REPUBLIKA.CO.ID, MATARAM -- Polda NTB menepis tudingan melakukan intimidasi saat berpatroli pada Operasi Mantap Brata di Rumah Aspirasi Prabowo-Sandi Nusa Tenggara Barat (NTB) yang terletak di depan Islamic Center NTB. Tudingan ini tersebar di media sosial melalui akun Facebook Aurell Rangkuty.
Kabid Humas Polda NTB Kombes Komang Suartana mengatakan, polisi melakukan patroli sebagai bentuk pengamanan untuk melindungi dan mengayomi masyarakat. Patroli juga dilakukan dalam bentuk patrol dialogis, yakni berkomunikasi di satu tempat bersama unsur masyarakat merupakan upaya menyerap persoalan di tengah masyarakat.
"Kami rasa ini hanya salah paham. Personel polisi saat itu sedang melakukan patroli di Rumah Aspirasi Prabowo-Sandi di depan Islamic Center NTB," ujar Komang di Mataram, NTB, Selasa (1/1).
Komang menjelaskan, personel kepolisian yang tergabung dalam Satuan Tugas Operasi Mantap Brata (Satgas OMB) memang bertugas terkait pengamanan situasi jelang Pemilu 2019. Tidak hanya Rumah Aspirasi Prabowo-Sandi yang menjadi sasaran patrolinya, tetapi semua tempat, baik itu kantor KPU, Bawaslu, Markas Projo, dan kantor-kantor partai politik yang ada di wilayah hukum Polda NTB.
Ia mengatakan personel kepolisian Satgas OMB tersebut juga sudah pernah mengunjungi Rumah Aspirasi Prabowo-Sandi itu dan tidak ada persoalan. Komang menyampaikan, karena merasa akrab sebelumnya dengan pengurus di rumah aspirasi tersebut, sehingga pada saat apel pengamanan malam tahun baru pada 31 Desember 2018 kemarin, petugas menaruh kendaraan di tempat tersebut yang kebetulan berhadapan dengan lokasi apel di halaman Islamic Center NTB.
"Kalau ada yang tersinggung dan merasa tidak nyaman dengan kegiatan patroli yang dilakukan polisi di tempat tersebut, kami minta maaf, tetapi kami pastikan tidak ada intimidasi atau kepentingan apapun yang dilakukan polisi di tempat itu kecuali dalam rangka perlindungan dan pengamanan," lanjut dia.

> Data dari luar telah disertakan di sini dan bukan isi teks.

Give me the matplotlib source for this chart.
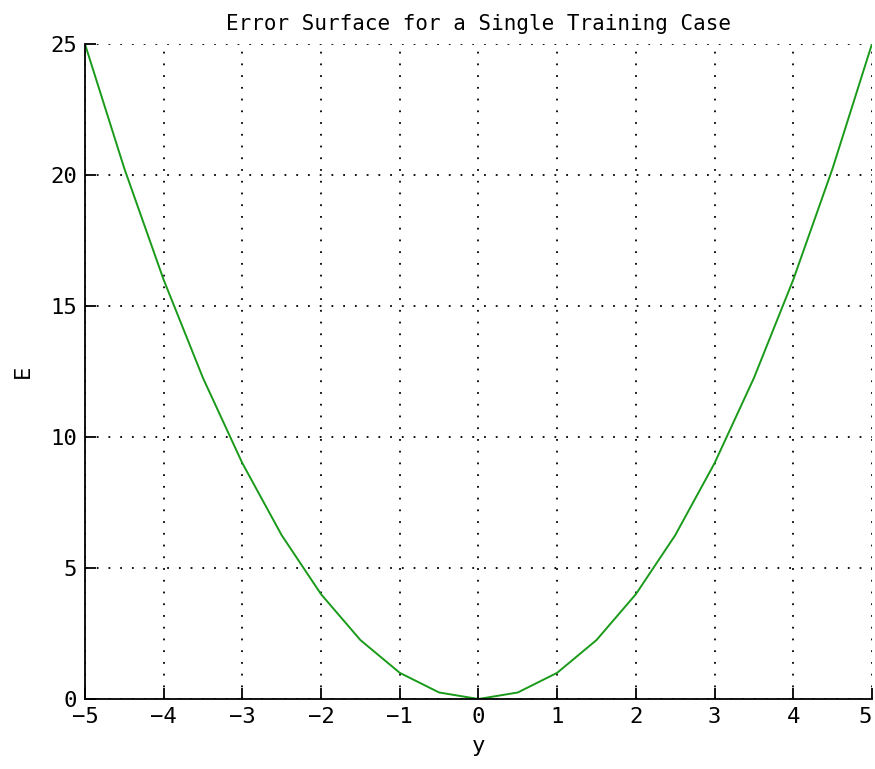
import matplotlib
matplotlib.use("Agg")
import matplotlib.pyplot as plt

y_vals = [-5, -4.5, -4, -3.5, -3, -2.5, -2, -1.5, -1, -0.5, 0,
          0.5, 1, 1.5, 2, 2.5, 3, 3.5, 4, 4.5, 5]
e_vals = [25, 20.25, 16, 12.25, 9, 6.25, 4, 2.25, 1, 0.25, 0,
          0.25, 1, 2.25, 4, 6.25, 9, 12.25, 16, 20.25, 25]
x_ticks = [-5, -4, -3, -2, -1, 0, 1, 2, 3, 4, 5]
e_ticks = [0, 5, 10, 15, 20, 25]

plt.rcParams['font.family'] = 'DejaVu Sans Mono'

fig = plt.figure(figsize=(8.75, 7.69), dpi=100)
ax = fig.add_axes([0.0971, 0.0910, 0.8994, 0.8518])

ax.plot(y_vals, e_vals, color='#1a9a1a', linewidth=1.4)

ax.set_xlim(-5, 5)
ax.set_ylim(0, 25)
ax.set_xticks(x_ticks)
ax.set_yticks(e_ticks)
ax.set_xticklabels([str(t).replace('-', '\u2212') for t in x_ticks])
ax.grid(True, color='black', linestyle=(0, (1, 5.5)), linewidth=1.3)

ax.spines['top'].set_visible(False)
ax.spines['right'].set_visible(False)
ax.spines['left'].set_linewidth(1.3)
ax.spines['bottom'].set_linewidth(1.3)
ax.tick_params(direction='in', length=8, width=1.3, labelsize=16, pad=6)
# last x label would run off the edge
ax.get_xticklabels()[-1].set_horizontalalignment('right')

ax.set_title('Error Surface for a Single Training Case', fontsize=15, pad=10)
ax.set_xlabel('y', fontsize=16, labelpad=6)
ax.set_ylabel('E', fontsize=16, labelpad=12)

fig.savefig('out.png', dpi=100)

Mengenai merobek buku tamu di meja resepsionis Rumah Aspirasi Prabowo-Sandi itu, kabid humas juga menjelaskan saat itu tidak ada unsur kesengajaan. “Anggota menerima telpon dan mencatat catatan penting lalu karena tidak ada kertas, digunakanlah buku yang ada di meja. Itupun sudah minta izin sebelumnya kepada salah satu pengurus di sana yang kebetulan sudah pergi saat video situasi itu direkam," kata dia.
Komang berharap persoalan ini tidak dibesar-besarkan, termasuk tidak menarik apa yang dilakukan polisi dalam upaya pengamanan dalam kepentingan politik. Sebab, menurutnya, netralitas Polri dalam pemilu 2019 merupakan harga mati dan tidak bisa ditawar-tawar lagi.